#### DATA SUPPLIED ####
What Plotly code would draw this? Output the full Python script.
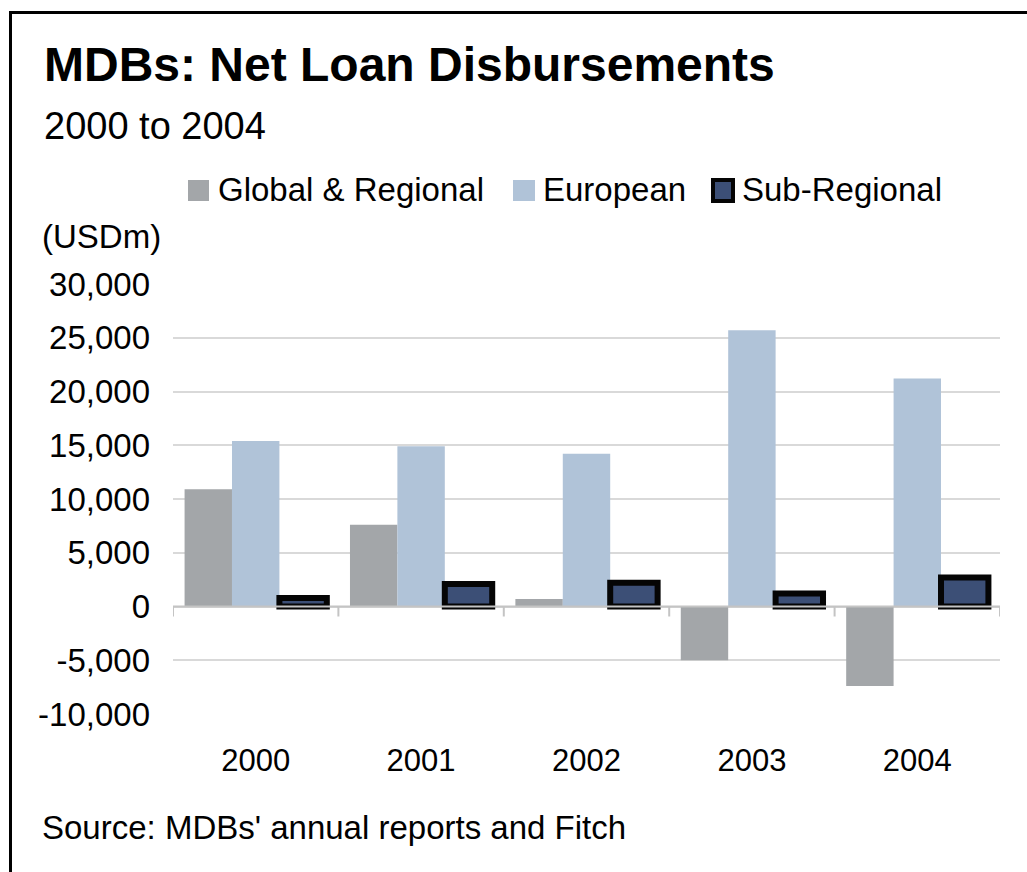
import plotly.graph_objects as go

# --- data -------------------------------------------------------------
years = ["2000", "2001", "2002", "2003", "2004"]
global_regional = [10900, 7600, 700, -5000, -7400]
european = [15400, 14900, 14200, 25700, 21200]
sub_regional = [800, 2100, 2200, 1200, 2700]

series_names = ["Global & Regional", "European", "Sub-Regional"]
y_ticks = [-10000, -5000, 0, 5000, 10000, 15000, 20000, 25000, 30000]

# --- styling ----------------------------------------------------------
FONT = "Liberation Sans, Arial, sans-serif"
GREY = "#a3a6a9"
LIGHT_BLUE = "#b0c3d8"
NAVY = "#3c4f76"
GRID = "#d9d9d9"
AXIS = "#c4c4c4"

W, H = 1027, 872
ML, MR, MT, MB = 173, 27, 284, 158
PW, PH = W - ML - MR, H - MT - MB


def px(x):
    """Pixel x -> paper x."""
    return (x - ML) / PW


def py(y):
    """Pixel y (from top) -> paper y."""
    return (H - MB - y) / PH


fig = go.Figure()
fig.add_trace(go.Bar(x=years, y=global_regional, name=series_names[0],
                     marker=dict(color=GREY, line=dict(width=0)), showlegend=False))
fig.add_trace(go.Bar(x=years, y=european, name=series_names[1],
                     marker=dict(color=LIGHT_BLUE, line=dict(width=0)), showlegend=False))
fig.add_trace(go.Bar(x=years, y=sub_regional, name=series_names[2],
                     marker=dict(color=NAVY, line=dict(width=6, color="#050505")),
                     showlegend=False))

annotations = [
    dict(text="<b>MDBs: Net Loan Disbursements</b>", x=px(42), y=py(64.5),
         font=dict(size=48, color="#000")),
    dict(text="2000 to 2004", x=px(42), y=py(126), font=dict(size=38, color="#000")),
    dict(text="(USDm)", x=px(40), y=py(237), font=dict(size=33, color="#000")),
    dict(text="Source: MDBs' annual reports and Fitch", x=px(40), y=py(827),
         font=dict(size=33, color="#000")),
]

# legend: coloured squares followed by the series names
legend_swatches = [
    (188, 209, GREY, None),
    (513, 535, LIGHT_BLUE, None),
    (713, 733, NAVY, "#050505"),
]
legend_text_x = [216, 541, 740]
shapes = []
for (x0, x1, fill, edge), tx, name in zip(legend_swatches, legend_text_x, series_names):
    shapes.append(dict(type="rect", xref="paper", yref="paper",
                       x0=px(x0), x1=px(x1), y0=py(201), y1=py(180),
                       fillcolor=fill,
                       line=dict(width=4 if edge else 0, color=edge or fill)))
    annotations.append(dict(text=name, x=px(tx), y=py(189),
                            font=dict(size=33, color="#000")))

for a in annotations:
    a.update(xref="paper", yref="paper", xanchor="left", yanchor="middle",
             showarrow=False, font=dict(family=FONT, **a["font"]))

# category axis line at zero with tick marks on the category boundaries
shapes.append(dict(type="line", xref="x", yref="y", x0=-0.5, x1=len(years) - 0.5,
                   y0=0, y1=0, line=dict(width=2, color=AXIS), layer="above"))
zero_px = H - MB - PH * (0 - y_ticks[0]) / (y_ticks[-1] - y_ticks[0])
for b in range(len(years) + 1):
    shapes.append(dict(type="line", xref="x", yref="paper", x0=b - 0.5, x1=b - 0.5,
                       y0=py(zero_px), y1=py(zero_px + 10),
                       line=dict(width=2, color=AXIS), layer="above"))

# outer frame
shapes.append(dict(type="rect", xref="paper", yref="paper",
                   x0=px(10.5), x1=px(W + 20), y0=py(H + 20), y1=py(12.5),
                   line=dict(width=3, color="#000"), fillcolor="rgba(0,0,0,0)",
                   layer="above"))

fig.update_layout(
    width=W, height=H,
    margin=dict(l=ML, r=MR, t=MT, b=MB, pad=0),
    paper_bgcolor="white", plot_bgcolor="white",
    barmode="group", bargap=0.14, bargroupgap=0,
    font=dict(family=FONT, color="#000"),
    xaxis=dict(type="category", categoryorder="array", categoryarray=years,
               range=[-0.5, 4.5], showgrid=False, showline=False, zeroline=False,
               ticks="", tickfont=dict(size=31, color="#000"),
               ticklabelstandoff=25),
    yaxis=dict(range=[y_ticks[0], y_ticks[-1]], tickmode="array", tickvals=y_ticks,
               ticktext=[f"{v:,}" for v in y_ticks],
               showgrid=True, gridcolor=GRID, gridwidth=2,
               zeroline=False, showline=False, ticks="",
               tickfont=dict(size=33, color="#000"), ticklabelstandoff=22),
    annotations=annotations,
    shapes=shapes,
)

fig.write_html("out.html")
####
#### DATA SUPPLIED ####
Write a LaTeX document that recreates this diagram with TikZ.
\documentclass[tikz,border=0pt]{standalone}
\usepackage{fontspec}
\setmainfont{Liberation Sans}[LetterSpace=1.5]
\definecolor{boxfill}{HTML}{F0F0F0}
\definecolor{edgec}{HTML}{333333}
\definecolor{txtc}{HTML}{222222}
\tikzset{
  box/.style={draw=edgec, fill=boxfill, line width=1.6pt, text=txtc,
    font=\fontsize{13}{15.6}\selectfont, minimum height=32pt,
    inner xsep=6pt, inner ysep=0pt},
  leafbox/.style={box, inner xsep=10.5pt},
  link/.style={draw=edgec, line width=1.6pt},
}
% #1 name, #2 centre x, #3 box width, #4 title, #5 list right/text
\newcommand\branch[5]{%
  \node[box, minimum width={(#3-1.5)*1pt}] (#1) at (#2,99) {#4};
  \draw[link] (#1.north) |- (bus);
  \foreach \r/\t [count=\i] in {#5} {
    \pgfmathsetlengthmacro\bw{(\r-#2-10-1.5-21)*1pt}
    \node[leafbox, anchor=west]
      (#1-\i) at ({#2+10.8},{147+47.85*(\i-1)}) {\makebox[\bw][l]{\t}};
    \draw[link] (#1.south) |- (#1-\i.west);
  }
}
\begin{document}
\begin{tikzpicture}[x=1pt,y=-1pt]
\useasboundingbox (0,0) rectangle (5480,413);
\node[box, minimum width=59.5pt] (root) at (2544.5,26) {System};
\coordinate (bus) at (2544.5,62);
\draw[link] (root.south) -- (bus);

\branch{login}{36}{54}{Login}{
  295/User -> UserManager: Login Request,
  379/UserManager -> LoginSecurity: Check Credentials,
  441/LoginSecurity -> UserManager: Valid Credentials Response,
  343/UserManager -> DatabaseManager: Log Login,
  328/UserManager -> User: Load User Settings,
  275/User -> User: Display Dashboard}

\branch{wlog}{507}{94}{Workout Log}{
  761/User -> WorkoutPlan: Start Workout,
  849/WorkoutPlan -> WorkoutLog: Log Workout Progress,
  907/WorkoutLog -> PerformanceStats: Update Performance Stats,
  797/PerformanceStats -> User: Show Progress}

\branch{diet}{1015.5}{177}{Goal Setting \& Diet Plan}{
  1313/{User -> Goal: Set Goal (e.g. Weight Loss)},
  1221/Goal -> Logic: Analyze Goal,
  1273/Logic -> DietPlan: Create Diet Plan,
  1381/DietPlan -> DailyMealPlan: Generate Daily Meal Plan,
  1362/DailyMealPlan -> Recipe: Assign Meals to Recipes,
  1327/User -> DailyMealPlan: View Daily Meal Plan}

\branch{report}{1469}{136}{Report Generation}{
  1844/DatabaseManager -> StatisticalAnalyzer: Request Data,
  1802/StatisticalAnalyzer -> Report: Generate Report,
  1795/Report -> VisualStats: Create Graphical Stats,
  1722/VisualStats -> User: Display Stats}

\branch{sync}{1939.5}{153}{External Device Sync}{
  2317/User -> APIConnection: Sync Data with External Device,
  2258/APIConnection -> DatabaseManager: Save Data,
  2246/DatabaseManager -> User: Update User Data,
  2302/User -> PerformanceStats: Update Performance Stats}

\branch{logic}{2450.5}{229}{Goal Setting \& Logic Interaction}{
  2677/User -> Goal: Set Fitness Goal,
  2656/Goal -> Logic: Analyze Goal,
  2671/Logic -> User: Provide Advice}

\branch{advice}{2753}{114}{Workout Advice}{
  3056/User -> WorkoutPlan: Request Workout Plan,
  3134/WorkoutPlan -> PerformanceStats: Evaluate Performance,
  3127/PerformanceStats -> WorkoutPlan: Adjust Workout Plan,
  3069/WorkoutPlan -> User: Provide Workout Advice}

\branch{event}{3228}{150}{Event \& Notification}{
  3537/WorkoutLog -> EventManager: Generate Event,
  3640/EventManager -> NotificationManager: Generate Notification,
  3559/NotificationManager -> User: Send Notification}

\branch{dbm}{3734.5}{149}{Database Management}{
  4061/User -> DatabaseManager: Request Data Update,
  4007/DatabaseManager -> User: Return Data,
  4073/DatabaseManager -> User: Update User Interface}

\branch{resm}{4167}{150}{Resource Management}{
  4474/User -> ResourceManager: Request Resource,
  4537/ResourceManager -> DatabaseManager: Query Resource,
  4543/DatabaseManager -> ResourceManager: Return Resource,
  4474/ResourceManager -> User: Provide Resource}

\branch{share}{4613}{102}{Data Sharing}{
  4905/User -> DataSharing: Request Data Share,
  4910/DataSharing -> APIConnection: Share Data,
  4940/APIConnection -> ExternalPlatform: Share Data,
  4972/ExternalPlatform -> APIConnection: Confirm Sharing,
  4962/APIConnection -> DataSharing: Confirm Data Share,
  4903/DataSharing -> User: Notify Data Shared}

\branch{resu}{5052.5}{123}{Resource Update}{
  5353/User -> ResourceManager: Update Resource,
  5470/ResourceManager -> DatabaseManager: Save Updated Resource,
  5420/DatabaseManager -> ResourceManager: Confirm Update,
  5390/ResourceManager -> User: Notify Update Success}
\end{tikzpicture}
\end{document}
####
SHORT EXERCISE »
From the records above, extract exactly and only the lines that begin at the line with "Write a LaTeX" and stop after the line with "797/PerformanceStats -> User: Show".

RESULT OF THE EXERCISE »
Write a LaTeX document that recreates this diagram with TikZ.
\documentclass[tikz,border=0pt]{standalone}
\usepackage{fontspec}
\setmainfont{Liberation Sans}[LetterSpace=1.5]
\definecolor{boxfill}{HTML}{F0F0F0}
\definecolor{edgec}{HTML}{333333}
\definecolor{txtc}{HTML}{222222}
\tikzset{
  box/.style={draw=edgec, fill=boxfill, line width=1.6pt, text=txtc,
    font=\fontsize{13}{15.6}\selectfont, minimum height=32pt,
    inner xsep=6pt, inner ysep=0pt},
  leafbox/.style={box, inner xsep=10.5pt},
  link/.style={draw=edgec, line width=1.6pt},
}
% #1 name, #2 centre x, #3 box width, #4 title, #5 list right/text
\newcommand\branch[5]{%
  \node[box, minimum width={(#3-1.5)*1pt}] (#1) at (#2,99) {#4};
  \draw[link] (#1.north) |- (bus);
  \foreach \r/\t [count=\i] in {#5} {
    \pgfmathsetlengthmacro\bw{(\r-#2-10-1.5-21)*1pt}
    \node[leafbox, anchor=west]
      (#1-\i) at ({#2+10.8},{147+47.85*(\i-1)}) {\makebox[\bw][l]{\t}};
    \draw[link] (#1.south) |- (#1-\i.west);
  }
}
\begin{document}
\begin{tikzpicture}[x=1pt,y=-1pt]
\useasboundingbox (0,0) rectangle (5480,413);
\node[box, minimum width=59.5pt] (root) at (2544.5,26) {System};
\coordinate (bus) at (2544.5,62);
\draw[link] (root.south) -- (bus);

\branch{login}{36}{54}{Login}{
  295/User -> UserManager: Login Request,
  379/UserManager -> LoginSecurity: Check Credentials,
  441/LoginSecurity -> UserManager: Valid Credentials Response,
  343/UserManager -> DatabaseManager: Log Login,
  328/UserManager -> User: Load User Settings,
  275/User -> User: Display Dashboard}

\branch{wlog}{507}{94}{Workout Log}{
  761/User -> WorkoutPlan: Start Workout,
  849/WorkoutPlan -> WorkoutLog: Log Workout Progress,
  907/WorkoutLog -> PerformanceStats: Update Performance Stats,
  797/PerformanceStats -> User: Show Progress}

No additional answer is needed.